Sexual Harassment Claim Under Section 60 Of The Employment Equity Act 55 Of 1998 (The “Act”)

The Labour Appeal Court in the matter of Amathole District Municipality v CCMA & Others (2023 44 ILJ 109 (LAC) found that the employer should not have been held liable in terms of section 60 of the Act, having regard to the totality of the evidence before the court.

In this matter, the employee had been employed by the municipality in the position of Admin Assistant at the time when a certain Mr. Fredericks was transferred to the municipality and was required to share the office space with the employee for a period of approximately three months.
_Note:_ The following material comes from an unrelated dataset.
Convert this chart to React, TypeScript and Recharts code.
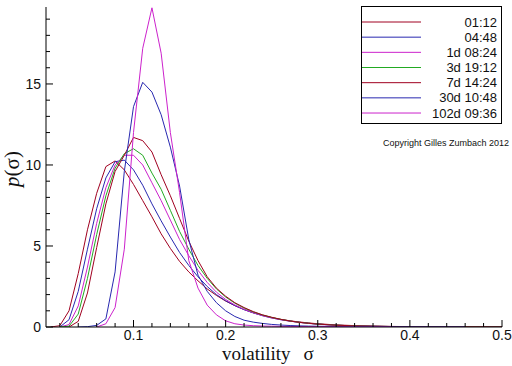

The employee alleged that, during the three months of sharing the office space, she had been sexually harassed by Mr. Fredericks, which included inappropriate touching and sexual acts.

It was further alleged that, even when Mr. Fredericks moved into his own office space, he would call the employee into his office and would touch her inappropriately and demand that she performs sexual acts, which she complied with.

According to the employee, she did not resist at the time considering that Mr. Fredericks was her direct line of report, and she feared dismissal.

Approximately four months after the alleged sexual harassment stopped, the employee filed a grievance against Mr. Fredericks, however, on the day that the grievance enquiry was set down to take place, the employee did not attend due to ill health.  The employee further indicated that she would take her annual leave after the period of her illness.

Several attempts were made to convene a grievance enquiry upon the employee’s return to work, and the enquiry proceeded approximately some ten months after the alleged harassment stopped.

The presiding officer of the enquiry could not find any basis for the complaint of sexual harassment against Mr. Fredericks but did make certain recommendations for intervention.

Dissatisfied with the outcome of the enquiry, the disgruntled employee referred a dispute to the CCMA, where it was found that the employee was in fact subjected to sexual harassment, which constituted unfair discrimination, and on the basis that the municipality failed to take the appropriate action, the municipality was ordered to pay compensation in the amount of R150 000.00.

On appeal to the Labour Court, the Labour Court could not find any fault with the award, citing that it lacked the ability to judge the credibility of witnesses and could not interfere with the credibility findings of the CCMA.  The appeal was dismissed with costs.

The Labour Appeal Court examined the legal framework of the Act, and analysed the arguments in that context, especially with regard to the Labour Court’s finding that it could not interfere with the credibility findings of the CCMA.

It held that the principle that an appellate court will not interfere with the findings by a trial court is not an inflexible principle.

It was further found that the evidence of the employee was both internally and externally contradictory of nature, and the contradictions of her evidence at the grievance enquiry and at the arbitration proceedings placed a question mark on the credibility of her evidence.

Reference was, for example, made to the terms of endearment that she used in the correspondence to Mr. Fredericks, and which were inconsistent with the response of an individual that was being subjected to unwanted sexual conduct.  It was held that the CCMA had erred in excluding documentary evidence, having regard to the fact that this evidence was of the utmost importance in determining the credibility and overall probabilities that pointed to the consensual nature of the conduct between the employee and Mr. Fredericks.

The finding of the Labour Appeal Court was that the Labour Court had erred in failing to find that the CCMA’s credibility findings were inconsistent with the evidence on record.

In terms of the Code of Good Practice: Prevention and Elimination of Harassment in the Workplace, it was noted that conduct that is not objectively unwelcome could not be deemed to constitute sexual harassment.

Regard was had to the fact that the employee responded to the persistent conduct and requests of Mr. Fredericks, and did not immediately seek advice from anyone, but rather waited for a period of approximately three months to raise the complaint with her boyfriend, and a further four months before filing a formal grievance.

The affectionate and seductive language usage in the communication from the employee towards Mr. Fredericks was an indication that the sexual advances and/or conduct was not unwelcome.

Accordingly, the Labour Appeal Court found that there was insufficient evidence before the CCMA that the employee had suffered sexual harassment and that the harassment constituted unfair discrimination.

The Labour Appeal Court found further that there was no evidentiary basis to determine that the municipality was liable in terms of section 60 of the Act, and set aside the finding of the Labour Court, and the referral to arbitration was dismissed.

This case law highlights the fact that not all harassment/sexual harassment claims filed have merit, however, employers are obliged to take all steps practicable to eliminate harassment once an allegation of harassment has been filed within a reasonable time frame, and to follow the correct procedure as set out in terms of the Code of Good Practice: Prevention and Elimination of Harassment in the Workplace and a company policy and/or a collective agreement.